Dataset section:
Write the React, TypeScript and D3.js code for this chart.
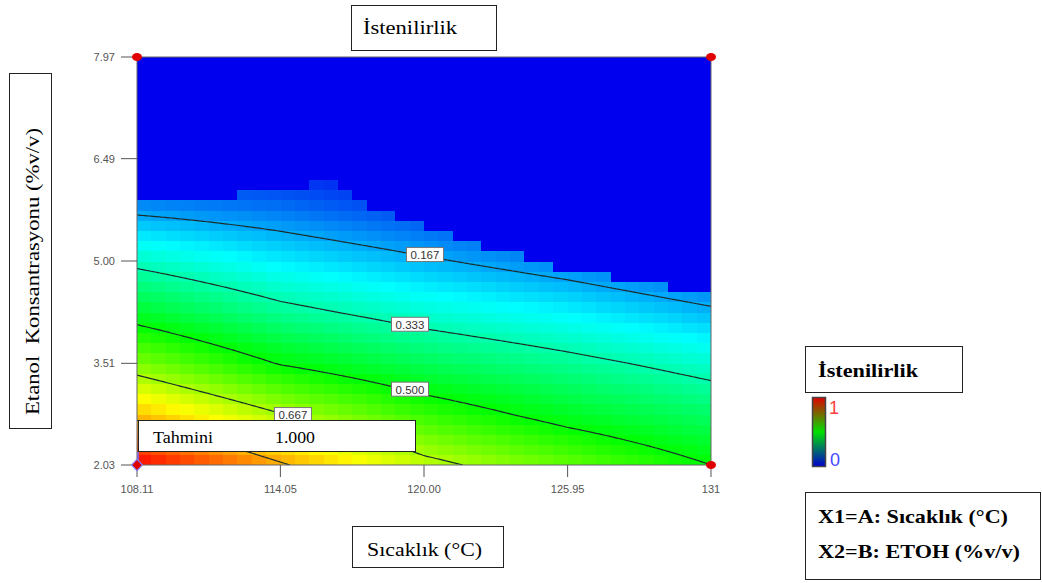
import * as d3 from "d3";

// axis ticks as printed on the chart
const tempTicks = [108.11, 114.05, 120.0, 125.95, 131.89];
const tempTickLabels = ["108.11", "114.05", "120.00", "125.95", "131"];
const etohTicks = [2.03, 3.51, 5.0, 6.49, 7.97];
const etohTickLabels = ["2.03", "3.51", "5.00", "6.49", "7.97"];

// desirability at grid nodes (rows: ETOH, cols: temperature)
const gridTemps = [108.11, 114.05, 120.0, 125.95, 131.89];
const gridEtoh = [2.03, 2.77, 3.51, 4.26, 5.0, 5.74, 6.49, 7.23, 7.97];
const gridValues = [
  [1.0, 0.843, 0.693, 0.597, 0.5],
  [0.81, 0.67, 0.552, 0.466, 0.401],
  [0.624, 0.495, 0.417, 0.359, 0.298],
  [0.459, 0.358, 0.292, 0.242, 0.18],
  [0.311, 0.236, 0.178, 0.123, 0.06],
  [0.152, 0.118, 0.065, 0.005, 0],
  [0, 0, 0, 0, 0],
  [0, 0, 0, 0, 0],
  [0, 0, 0, 0, 0],
];

// above this stepped border the desirability drops to zero
const zeroStepTemps = [112.27, 115.24, 116.43, 117.03, 117.62, 118.81, 120.0, 121.19, 122.38, 124.16, 125.35, 127.73, 130.11];
const zeroStepEtoh = [5.89, 6.04, 6.19, 6.04, 5.89, 5.74, 5.59, 5.45, 5.3, 5.15, 5.0, 4.85, 4.7, 4.56];

const contourLevels = [0.167, 0.333, 0.5, 0.667, 0.833];
const labelLevels = [0.167, 0.333, 0.5, 0.667];
const labelTemps = [120.04, 119.42, 119.42, 114.57];

const designPoints = [
  [108.11, 7.97],
  [131.89, 7.97],
  [131.89, 2.03],
];
const predicted = { temp: 108.11, etoh: 2.03, value: "1.000" };

const left = 137, right = 711, top = 57, bottom = 465;
const nCells = 40;

const x = d3.scaleLinear().domain([108.11, 131.89]).range([left, right]);
const y = d3.scaleLinear().domain([2.03, 7.97]).range([bottom, top]);
const color = d3
  .scaleLinear<string>()
  .domain([0, 0.25, 0.5, 0.75, 1])
  .range(["#0000ee", "#00ffff", "#00ff00", "#ffff00", "#ff0000"])
  .clamp(true);
const zeroEdge = d3.scaleThreshold<number, number>().domain(zeroStepTemps).range(zeroStepEtoh);

function desirability(t: number, e: number) {
  const i = Math.max(0, Math.min(gridTemps.length - 2, d3.bisectRight(gridTemps, t) - 1));
  const j = Math.max(0, Math.min(gridEtoh.length - 2, d3.bisectRight(gridEtoh, e) - 1));
  const u = (t - gridTemps[i]) / (gridTemps[i + 1] - gridTemps[i]);
  const v = (e - gridEtoh[j]) / (gridEtoh[j + 1] - gridEtoh[j]);
  const a = gridValues[j][i], b = gridValues[j][i + 1];
  const c = gridValues[j + 1][i], d = gridValues[j + 1][i + 1];
  return (1 - u) * (1 - v) * a + u * (1 - v) * b + (1 - u) * v * c + u * v * d;
}

const serif = "'Liberation Serif', 'Times New Roman', serif";
const sans = "'Liberation Sans', Arial, sans-serif";

export default function App() {
  const cw = (right - left) / nCells;
  const ch = (bottom - top) / nCells;

  const cells = d3.range(nCells * nCells).map((k) => {
    const c = k % nCells;
    const r = Math.floor(k / nCells);
    const t = x.invert(left + (c + 0.5) * cw);
    const e = y.invert(bottom - (r + 0.5) * ch);
    const v = e > zeroEdge(t) ? 0 : desirability(t, e);
    return { c, r, v };
  });

  // contour lines from a fine sampling of the field
  const nx = 288, ny = 205;
  const sx = (right - left) / (nx - 1);
  const sy = (bottom - top) / (ny - 1);
  const samples: number[] = new Array(nx * ny);
  for (let j = 0; j < ny; j++) {
    for (let i = 0; i < nx; i++) {
      samples[j * nx + i] = desirability(x.invert(left + i * sx), y.invert(top + j * sy));
    }
  }
  const contours = d3.contours().size([nx, ny]).thresholds(contourLevels)(samples);
  const contourPaths = contours.map((geo) => {
    let dStr = "";
    geo.coordinates.forEach((poly) =>
      poly.forEach((ring) => {
        let pen = false;
        ring.forEach(([gx, gy]) => {
          const onBorder = gx <= 0 || gx >= nx || gy <= 0 || gy >= ny;
          if (onBorder) {
            pen = false;
            return;
          }
          const px = left + (gx - 0.5) * sx;
          const py = top + (gy - 0.5) * sy;
          dStr += (pen ? "L" : "M") + px.toFixed(2) + "," + py.toFixed(2);
          pen = true;
        });
      })
    );
    return { level: geo.value, d: dStr };
  });

  const labels = labelLevels.map((lv, k) => {
    const t = labelTemps[k];
    let e = 7.97;
    while (e > 2.03 && desirability(t, e) < lv) e -= 0.005;
    return { text: lv.toFixed(3), px: x(t), py: y(e) };
  });

  const ppx = x(predicted.temp);
  const ppy = y(predicted.etoh);

  return (
    <svg
      width={1042}
      height={583}
      style={{ position: "absolute", left: 0, top: 0, background: "#fff" }}
    >
      <defs>
        <clipPath id="plotClip">
          <rect x={left} y={top} width={right - left} height={bottom - top} />
        </clipPath>
        <linearGradient id="legendGrad" x1="0" y1="0" x2="0" y2="1">
          <stop offset="0" stopColor="#e00000" />
          <stop offset="0.5" stopColor="#00e000" />
          <stop offset="1" stopColor="#0000d0" />
        </linearGradient>
      </defs>

      {/* title */}
      <rect x={351.5} y={5.5} width={145} height={45} fill="#fff" stroke="#222" />
      <text x={363} y={34} fontFamily={serif} fontSize={19} fill="#000" textLength={94} lengthAdjust="spacingAndGlyphs">
        İstenilirlik
      </text>

      {/* y title */}
      <rect x={9.5} y={73.5} width={42} height={355} fill="#fff" stroke="#222" />
      <text
        transform="translate(39,415) rotate(-90)"
        fontFamily={serif}
        fontSize={19}
        fill="#000"
        xmlSpace="preserve"
        textLength={287}
        lengthAdjust="spacingAndGlyphs"
      >
        {"Etanol  Konsantrasyonu (%v/v)"}
      </text>

      {/* x title */}
      <rect x={352.5} y={526.5} width={151} height={41} fill="#fff" stroke="#222" />
      <text x={367} y={556} fontFamily={serif} fontSize={19} fill="#000" textLength={115} lengthAdjust="spacingAndGlyphs">
        Sıcaklık (°C)
      </text>

      {/* cells */}
      <g clipPath="url(#plotClip)" shapeRendering="crispEdges">
        {cells.map((d, k) => (
          <rect
            key={k}
            x={left + d.c * cw}
            y={bottom - (d.r + 1) * ch}
            width={cw + 0.6}
            height={ch + 0.6}
            fill={color(d.v)}
          />
        ))}
      </g>

      {/* contour lines */}
      <g clipPath="url(#plotClip)">
        {contourPaths.map((p) => (
          <path key={p.level} d={p.d} fill="none" stroke="#1c2c2c" strokeWidth={1.2} />
        ))}
      </g>

      {/* contour labels */}
      {labels.map((l) => (
        <g key={l.text}>
          <rect x={l.px - 18.5} y={l.py - 9} width={37} height={14} fill="#fff" stroke="#777" strokeWidth={1} />
          <text x={l.px} y={l.py + 2.5} textAnchor="middle" fontFamily={sans} fontSize={11.5} fill="#333">
            {l.text}
          </text>
        </g>
      ))}

      {/* frame */}
      <rect x={left} y={top} width={right - left} height={bottom - top} fill="none" stroke="#666" strokeWidth={1} />

      {/* y axis ticks */}
      {etohTicks.map((v, k) => (
        <g key={v}>
          <line x1={121} x2={left} y1={y(v)} y2={y(v)} stroke="#555" />
          <text x={115} y={y(v) + 4} textAnchor="end" fontFamily={sans} fontSize={11} fill="#555">
            {etohTickLabels[k]}
          </text>
        </g>
      ))}

      {/* x axis ticks */}
      {tempTicks.map((v, k) => (
        <g key={v}>
          <line x1={x(v)} x2={x(v)} y1={bottom} y2={bottom + 12} stroke="#555" />
          <text x={x(v)} y={bottom + 28} textAnchor="middle" fontFamily={sans} fontSize={11} fill="#555">
            {tempTickLabels[k]}
          </text>
        </g>
      ))}

      {/* design points */}
      {designPoints.map(([t, e], k) => (
        <ellipse key={k} cx={x(t)} cy={y(e)} rx={5} ry={4} fill="#e00000" />
      ))}

      {/* prediction flag */}
      <line x1={ppx + 1} x2={ppx + 1} y1={ppy} y2={ppy - 13} stroke="#7070ff" strokeWidth={1.5} />
      <path
        d={d3.symbol(d3.symbolDiamond, 60)() || ""}
        transform={`translate(${ppx},${ppy}) scale(1.3,0.8)`}
        fill="#e00000"
        stroke="#8080ff"
        strokeWidth={1}
      />
      <rect x={ppx + 1.5} y={ppy - 44.5} width={277} height={31} fill="#fff" stroke="#222" />
      <text x={ppx + 16} y={ppy - 22} fontFamily={serif} fontSize={17} fill="#000" textLength={60} lengthAdjust="spacingAndGlyphs">
        Tahmini
      </text>
      <text x={ppx + 138} y={ppy - 22} fontFamily={serif} fontSize={17} fill="#000" textLength={40} lengthAdjust="spacingAndGlyphs">
        {predicted.value}
      </text>

      {/* legend */}
      <rect x={805.5} y={346.5} width={157} height={46} fill="#fff" stroke="#222" />
      <text x={818} y={377} fontFamily={serif} fontSize={19} fontWeight="bold" fill="#000" textLength={100} lengthAdjust="spacingAndGlyphs">
        İstenilirlik
      </text>
      <rect x={812.5} y={397.5} width={13} height={69} fill="url(#legendGrad)" stroke="#444" strokeWidth={1.5} />
      <text x={829} y={414} fontFamily={sans} fontSize={18} fill="#ff3c3c">
        1
      </text>
      <text x={830} y={466} fontFamily={sans} fontSize={18} fill="#4646ff">
        0
      </text>

      <rect x={805.5} y={492.5} width={235} height={87} fill="#fff" stroke="#222" />
      <text x={818} y={523} fontFamily={serif} fontSize={19} fontWeight="bold" fill="#000" textLength={190} lengthAdjust="spacingAndGlyphs">
        X1=A: Sıcaklık (°C)
      </text>
      <text x={818} y={558} fontFamily={serif} fontSize={19} fontWeight="bold" fill="#000" textLength={202} lengthAdjust="spacingAndGlyphs">
        X2=B: ETOH (%v/v)
      </text>
    </svg>
  );
}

Direction: Determine how many of the lines above hold the word "chart", and output that number by itself.

Answer: 2